Collect all lines containing the word "seaborn" from the data.
## START
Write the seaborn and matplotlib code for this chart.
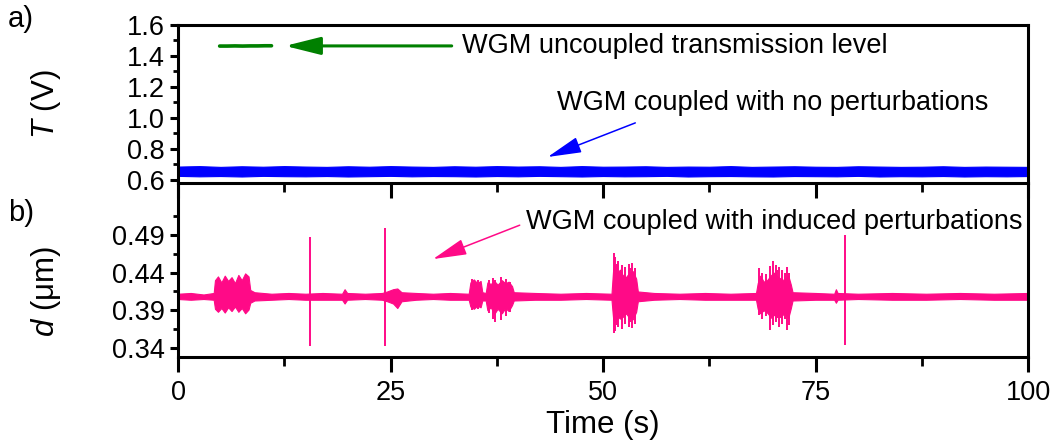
import matplotlib
matplotlib.use("Agg")
import matplotlib.pyplot as plt
import seaborn as sns
from matplotlib.ticker import FixedLocator, MultipleLocator

# --- data ---
# a) uncoupled level (short green trace)
green_t = [4.9, 5.8, 6.7, 7.6, 8.5, 9.4, 10.2, 11.0]
green_v = [1.464, 1.464, 1.465, 1.464, 1.465, 1.465, 1.466, 1.466]

# a) coupled, no perturbations: noise envelope of the blue trace
blue_t = [0.0, 2.5, 5.0, 7.5, 10.0, 12.5, 15.0, 17.5, 20.0, 22.5,
          25.0, 27.5, 30.0, 32.5, 35.0, 37.5, 40.0, 42.5, 45.0, 47.5,
          50.0, 52.5, 55.0, 57.5, 60.0, 62.5, 65.0, 67.5, 70.0, 72.5,
          75.0, 77.5, 80.0, 82.5, 85.0, 87.5, 90.0, 92.5, 95.0, 97.5, 100.0]
blue_lo = [.626, .623, .625, .622, .626, .624, .623, .625, .622, .624,
           .626, .623, .625, .624, .622, .625, .623, .626, .624, .622,
           .625, .623, .624, .626, .622, .624, .625, .623, .622, .625,
           .624, .623, .626, .622, .624, .623, .625, .622, .624, .623, .625]
blue_hi = [.686, .689, .684, .688, .685, .689, .686, .684, .688, .685,
           .689, .686, .684, .688, .685, .689, .686, .688, .684, .689,
           .685, .686, .688, .684, .686, .685, .689, .684, .686, .688,
           .685, .684, .688, .686, .684, .685, .688, .684, .686, .685, .684]

# b) coupled, induced perturbations: envelope of the dense part of the pink trace
pink_t = [0.0, 1.5, 3.0, 4.2, 4.35, 4.7, 5.1, 5.5, 5.9, 6.3, 6.7, 7.1, 7.5, 7.9, 8.3, 8.5,
          9.0, 11.0, 13.0, 15.0, 17.0, 19.3, 19.6, 19.9, 22.0, 24.0, 24.6, 25.3, 25.8, 26.3,
          28.0, 30.0, 32.0, 34.2, 34.4, 34.8, 35.2, 35.6, 35.8, 36.2, 36.4, 36.8, 37.2, 37.6,
          38.1, 38.5, 38.9, 39.3, 39.5, 42.0, 45.0, 48.0, 51.0, 51.2, 51.4, 51.7, 52.0, 52.3,
          52.7, 53.1, 53.5, 53.9, 54.1, 56.0, 59.0, 62.0, 65.0, 68.0, 68.2, 68.5, 68.9, 69.3,
          69.8, 70.1, 70.5, 70.9, 71.3, 71.8, 72.1, 72.3, 75.0, 77.2, 77.4, 77.6, 80.0, 84.0,
          88.0, 92.0, 96.0, 100.0]
pink_lo = [.405, .404, .405, .404, .392, .388, .393, .387, .394, .389, .395, .388, .393, .386, .391, .400,
           .403, .404, .405, .404, .404, .404, .399, .404, .405, .404, .402, .399, .393, .402,
           .404, .405, .404, .404, .395, .392, .396, .394, .403, .403, .390, .394, .385, .392,
           .386, .393, .389, .397, .403, .404, .404, .405, .404, .378, .374, .382, .379, .381,
           .386, .380, .378, .388, .402, .404, .405, .404, .404, .404, .392, .386, .390, .387,
           .380, .384, .382, .381, .386, .380, .393, .403, .404, .404, .400, .404, .405, .404,
           .404, .405, .404, .404]
pink_hi = [.412, .413, .411, .413, .430, .435, .427, .436, .429, .434, .426, .437, .430, .439, .435, .417,
           .414, .412, .413, .412, .413, .412, .418, .413, .412, .413, .415, .418, .419, .414,
           .413, .412, .413, .412, .427, .431, .426, .429, .414, .413, .427, .425, .429, .424,
           .430, .426, .428, .422, .414, .413, .412, .413, .412, .445, .450, .440, .444, .437,
           .434, .440, .442, .432, .415, .413, .412, .413, .412, .413, .426, .436, .428, .430,
           .437, .440, .435, .432, .430, .436, .424, .414, .413, .412, .418, .413, .412, .413,
           .412, .413, .412, .413]

# isolated sharp spikes and burst peaks in b)
spike_t = [15.5, 24.3, 78.5,
           34.6, 35.3, 36.6, 37.0, 37.3, 38.0, 38.6, 39.0,
           51.25, 51.45, 51.6, 51.8, 52.2, 52.6, 53.0, 53.2, 53.4, 53.75,
           68.4, 68.7, 69.2, 69.7, 70.0, 70.3, 70.5, 70.7, 71.1, 71.4, 71.7, 71.9]
spike_lo = [0.343, 0.343, 0.344,
            0.391, 0.392, 0.386, 0.378, 0.375, 0.377, 0.382, 0.388,
            0.360, 0.362, 0.370, 0.368, 0.365, 0.372, 0.368, 0.374, 0.366, 0.372,
            0.384, 0.378, 0.383, 0.364, 0.370, 0.374, 0.380, 0.368, 0.372, 0.378, 0.364, 0.370]
spike_hi = [0.487, 0.499, 0.490,
            0.432, 0.430, 0.430, 0.433, 0.430, 0.434, 0.432, 0.428,
            0.466, 0.461, 0.452, 0.455, 0.450, 0.447, 0.452, 0.446, 0.453, 0.446,
            0.446, 0.440, 0.438, 0.449, 0.455, 0.450, 0.444, 0.448, 0.444, 0.440, 0.447, 0.440]

x_ticks = [0, 25, 50, 75, 100]
a_ticks = [0.6, 0.8, 1.0, 1.2, 1.4, 1.6]
b_ticks = [0.34, 0.39, 0.44, 0.49]
b_minor = [0.365, 0.415, 0.465, 0.515]

GREEN = "#008000"
BLUE = "#0000ff"
PINK = "#ff0a87"
FS = 19.5
FS_LAB = 22.5

sns.set_style("ticks")
plt.rcParams["font.family"] = ["Liberation Sans", "DejaVu Sans"]
plt.rcParams["axes.linewidth"] = 2.2
plt.rcParams["mathtext.fontset"] = "custom"
plt.rcParams["mathtext.rm"] = "Liberation Sans"
plt.rcParams["mathtext.it"] = "Liberation Sans:italic"
for key in ["text.color", "axes.labelcolor", "xtick.color", "ytick.color", "axes.edgecolor"]:
    plt.rcParams[key] = "black"

fig = plt.figure(figsize=(10.54, 4.48), dpi=100)
W, H = 1054, 448
ax_b = fig.add_axes([178 / W, 1 - 357 / H, 850 / W, 174 / H])
ax_a = fig.add_axes([178 / W, 1 - 183 / H, 850 / W, 158 / H])
ax_a.set_zorder(3)
ax_a.patch.set_alpha(0)

# ---- panel a ----
ax_a.fill_between(blue_t, blue_lo, blue_hi, color=BLUE, lw=0.8, edgecolor=BLUE)
sns.lineplot(x=green_t, y=green_v, ax=ax_a, color=GREEN, lw=2.6,
             estimator=None, sort=False)

ax_a.annotate("", xy=(12.6, 1.465), xytext=(32.2, 1.465),
              arrowprops=dict(arrowstyle="-|>,head_length=1.08,head_width=0.27",
                              mutation_scale=20, color=GREEN, lw=2.2,
                              shrinkA=0, shrinkB=0))
ax_a.text(33.4, 1.465, "WGM uncoupled transmission level", fontsize=FS,
          va="center", ha="left")

ax_a.annotate("", xy=(43.5, 0.748), xytext=(53.8, 0.968),
              arrowprops=dict(arrowstyle="-|>,head_length=1.05,head_width=0.25",
                              mutation_scale=20, color=BLUE, lw=1.1,
                              shrinkA=0, shrinkB=0))
ax_a.text(44.6, 1.097, "WGM coupled with no perturbations", fontsize=FS,
          va="center", ha="left")

ax_a.set_xlim(0, 100)
ax_a.set_ylim(0.58, 1.6)
ax_a.set_yticks(a_ticks)
ax_a.set_yticklabels([f"{v:.1f}" for v in a_ticks])
ax_a.yaxis.set_minor_locator(FixedLocator([0.7, 0.9, 1.1, 1.3, 1.5]))
ax_a.set_xticks(x_ticks)
ax_a.xaxis.set_minor_locator(MultipleLocator(12.5))
ax_a.tick_params(axis="x", labelbottom=False)
ax_a.set_ylabel("$T$ (V)", fontsize=FS_LAB)
ax_a.set_xlabel("")

# ---- panel b ----
ax_b.fill_between(pink_t, pink_lo, pink_hi, color=PINK, lw=0.8, edgecolor=PINK)
ax_b.vlines(spike_t, spike_lo, spike_hi, color=PINK, lw=1.4)

ax_b.annotate("", xy=(30.0, 0.458), xytext=(40.2, 0.503),
              arrowprops=dict(arrowstyle="-|>,head_length=1.05,head_width=0.25",
                              mutation_scale=20, color=PINK, lw=1.1,
                              shrinkA=0, shrinkB=0))
ax_b.text(41.0, 0.507, "WGM coupled with induced perturbations", fontsize=FS,
          va="center", ha="left")

ax_b.set_xlim(0, 100)
ax_b.set_ylim(0.328, 0.559)
ax_b.set_yticks(b_ticks)
ax_b.set_yticklabels([f"{v:.2f}" for v in b_ticks])
ax_b.yaxis.set_minor_locator(FixedLocator(b_minor))
ax_b.set_xticks(x_ticks)
ax_b.set_xticklabels([str(v) for v in x_ticks])
ax_b.xaxis.set_minor_locator(MultipleLocator(12.5))
ax_b.spines["top"].set_visible(False)
ax_b.set_xlabel("Time (s)", fontsize=FS_LAB, labelpad=3)
ax_b.set_ylabel("$d$ (\u03bcm)", fontsize=FS_LAB)

for ax in (ax_a, ax_b):
    for s in ax.spines.values():
        s.set_linewidth(2.2)
        s.set_color("black")
    ax.tick_params(axis="y", which="major", direction="out", length=5.8, width=2.2,
                   labelsize=FS, pad=4)
    ax.tick_params(axis="y", which="minor", direction="out", length=3.6, width=2.0)
    ax.tick_params(axis="x", which="major", direction="out", length=10.5, width=2.2,
                   labelsize=FS, pad=6)
    ax.tick_params(axis="x", which="minor", direction="out", length=6.5, width=2.0)

ax_a.yaxis.set_label_coords(-0.135, 0.5)
ax_b.yaxis.set_label_coords(-0.135, 0.379)

fig.text(8 / W, 1 - 19 / H, "a)", fontsize=21, va="center", ha="left")
fig.text(8 / W, 1 - 213 / H, "b)", fontsize=21, va="center", ha="left")

fig.savefig("out.png", dpi=100)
## END
Problem solution
Write the seaborn and matplotlib code for this chart.
import seaborn as sns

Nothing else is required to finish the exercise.